3. Persons not required to be covered by the policy –
(a) Passengers of private cars and pillion riders of two-wheelers.
(b) Passengers being carried in a vehicle not meant to carry such passengers, like in case of goods carrying vehicles (except otherwise permitted as in case of the owner of goods), or a tractor.
In case of some of the persons falling in 3(a) & (b), who are not required to be covered under the Policy as required by the Act, the owner of the vehicle will still be liable for any injury, death or loss of property to such persons. Persons under 3(a), though not covered under the Motor Third Part Policy (also called the ‘Act Only’ Policy are covered in the same manner as other third parties in case of a Package (also known as Comprehensive) Policy.
There is the provision under the India Motor Tariff to have certain persons not normally covered, by paying some additional premium, on payment of which additional contracts named IMT – xx (xx represents numbers assigned to these contracts) are affixed to the main Policy.
Provision related to coverage of drivers – Only drivers of transport vehicles is covered. A transport vehicle means a public service vehicle, a goods carriage, an educational institution bus or a private service vehicle. Persons driving private cars and 2-Wheelers are not covered, whether these persons are paid drivers or family members/friends of the owners.
The amended Act says that ‘third party’ includes the driver and any other co-worker on a transport vehicle. Hence, cleaners/khalasis, ticket examiners, etc are covered without charging any additional premium.
Sections under which claims can be made in Motor Third Party Insurance –
Sec 164 – It is a provision under which a claim may be made without proving the fault of the respondent. The amounts of compensation are fixed – Rs. 5,00,000/- in case of death and Rs. 2,50,000/- in case of grievous hurt. The definition of grievous hurt is the same as that given under Sec 320 of the Indian Penal code, 1860. This provision existed as Sec 163-A before the amendment of 2019, but with a different compensation structure.
Sec 166 – Fault of the respondent must be proved in this case. For property damage, the amendment of 2019 has removed limits on the maximum amount payable. For injury, it is the amount of loss that is proved by the claimant. For death, the Act says that ‘just compensation’ is payable. Just compensation is an evolving concept, and the Supreme Court of India has been modifying it from time to time. For a long time, the formula adopted in 2009 in Sarla Verma v. Delhi Transport Corporation was followed, which was modified in 2017 in Pranay Sethi v. National Insurance Company.
Before the amendment of 2019, there was one more provision to claim under Sec 140, which has been removed after the amendment.
In case the vehicle causing the accident could not be identified, there is a provision for compensation under Sec 161. These are called ‘hit and run cases.
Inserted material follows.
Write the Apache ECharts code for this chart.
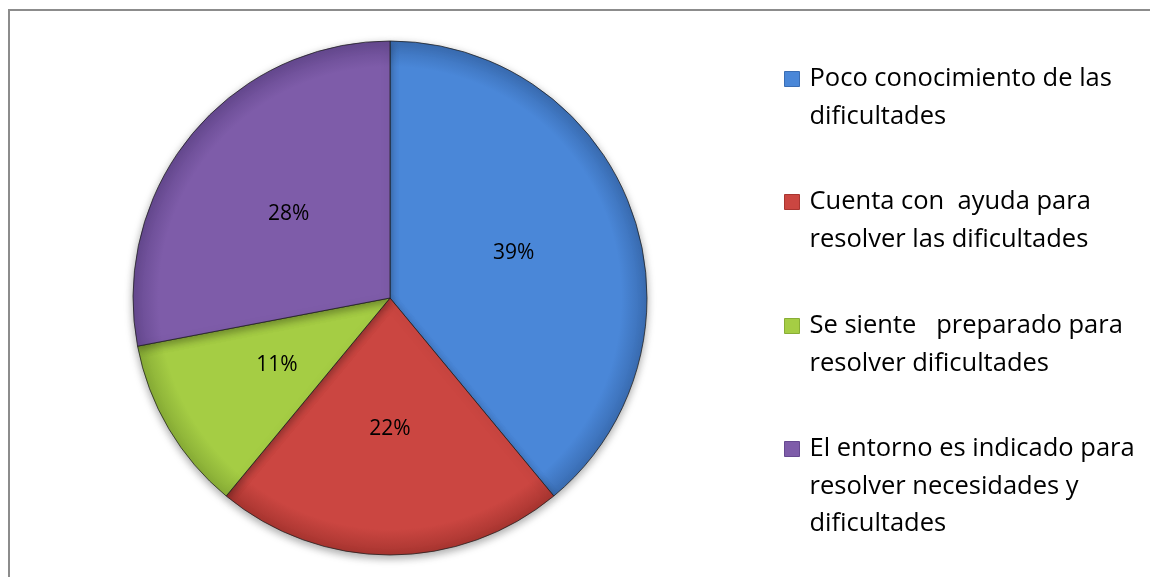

The compensation is Rs. 2,00,000/- in case of death and Rs. 50,000/- in case of grievous hurt. The Scheme in this regard is made by the Central Government and administered by the State Government. This claim is not brought against any insurance company.
Who can make a third-party claim?
- In case of property damage, the owner of the property.
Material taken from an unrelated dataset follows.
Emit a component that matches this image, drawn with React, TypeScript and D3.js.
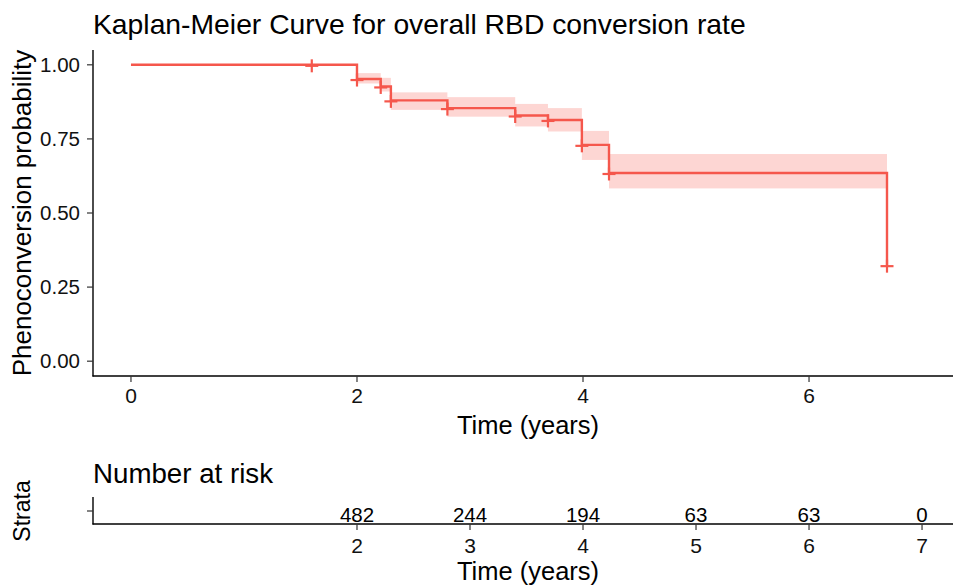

- In case of injury, the injured person.
- In case of death, any legal representative may claim, whether such person was dependent on the deceased or not. Any claim filed is on behalf of all eligible persons.
How much is the compensation in a third-party claim?
• In case of property damage, the amount of loss.
• In case of injury, the amount of loss which is the total of the loss of earning for the period of injury, the loss of future earning capacity, medical expenses on treatment, any other cost incurred as a result of the injury, like special diet, cost of travel for treatment, for nursing support at home, etc.
• In case of death the Motor Vehicles Act only says just compensation. it is an ever-evolving concept. The Supreme Court has devised a formula for the calculation of compensation in death cases. The age of the deceased, his / her income, and the number of persons who were dependent on the deceased have been considered factors for the calculation of the compensation amount. There are a few other minor components too.